Путаница заявила о себе как о таковой, когда телефон зазвонил еще раз. “Алё… Здрасьте…- сказал он.- Да, она мне уже позвонила… Люша… Это не вы звонили?.. Нет, нет, она сказала: когда мы встречаемся?.. Она позвонила с Ватерлоо… Она сказала: я… (Он повернулся ко мне: “Как ее имя?” – Елена.)…я Елена.

Я приехала… Уверяю вас… Она позвонила. Я с ней разговаривал.

Я ей сказал: в четыре часа тут. Завтра… Да… Да… Ну, так ее зовут в ее окружении, и вы сказали: я Елена. Почему вы это сказали, не знаю… “Я Елена”… Сказали мне… Кто ж это была?.. Какая-то другая? Так, вероятно, она тоже придет в четыре часа?.. Я понятия не имею, я ей сказал в четыре, но не сказал куда. Придет сюда – будет скандал… Завтра в четыре часа появляйтесь с ней сюда… Сюда… Очень хорошо… Очень хорошо.

Очень хорошо. Очень хорошо”. Он кончил разговор. Я сказал: “Я, вы знаете, что, боюсь, случилось – что в первый раз это была та

Елена-итальянка.

– Какой ужас.

– Может быть, я ее предупрежу.

– Вы ее будете видеть?

– Я должен ее увидеть.

– Скажите, что завтра я ее видеть не могу. Вы правы.

– Наверное, она.

– Вполне возможно. Скажите, что, к несчастью, я сделал ошибку, и не могу ее видеть.

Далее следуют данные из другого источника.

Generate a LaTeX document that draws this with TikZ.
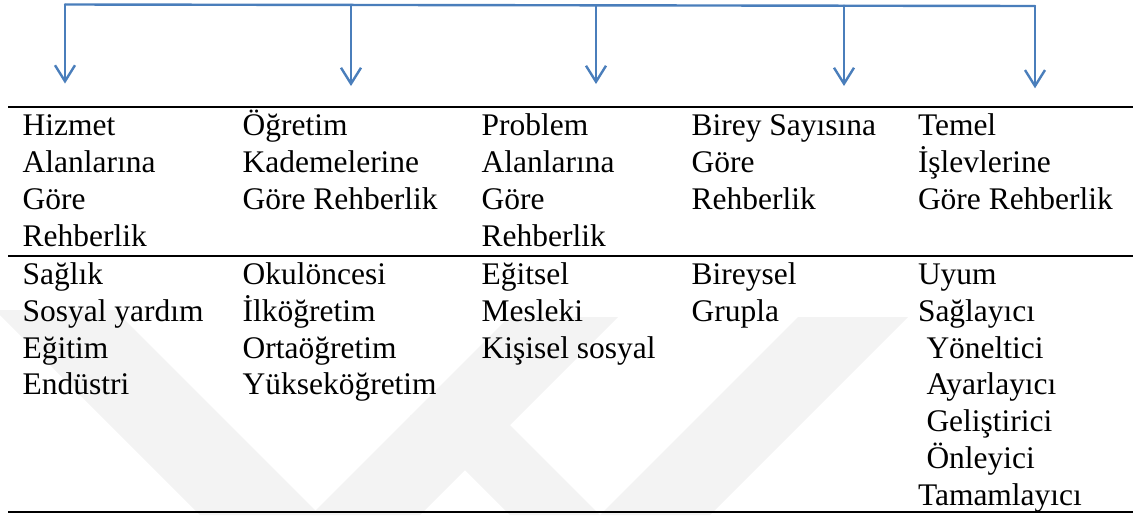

Чтобы она опять позвонила, и тогда я ей скажу, когда можно. Это будет одолжение огромное. А то может быть тут скандал.

– Скандал не скандал, но это будет ни к чему…”

Я подумал: что ж, если совершенно разные Елены могут так совпасть друг с другом, то ангел, птица, красавица тринадцатого года вполне может быть одновременно belle laide, которая выходит замуж pour s’arranger. Belle laide – это то самое, что laide mais charmante, как сказала Ахматова о жене Мандельштама, еще когда та была молоденькой. На минуту вся реальность – нематериальных телефонных голосов, ничем не сдерживаемых совмещений, поэтических образов – стала почти той же природы, что сон. И я вспомнил ахматовскую запись сна о Берлине: “Я вдруг почувствовала от этих странных слов, что я для него то же, что он для меня. И… меня разбудили”.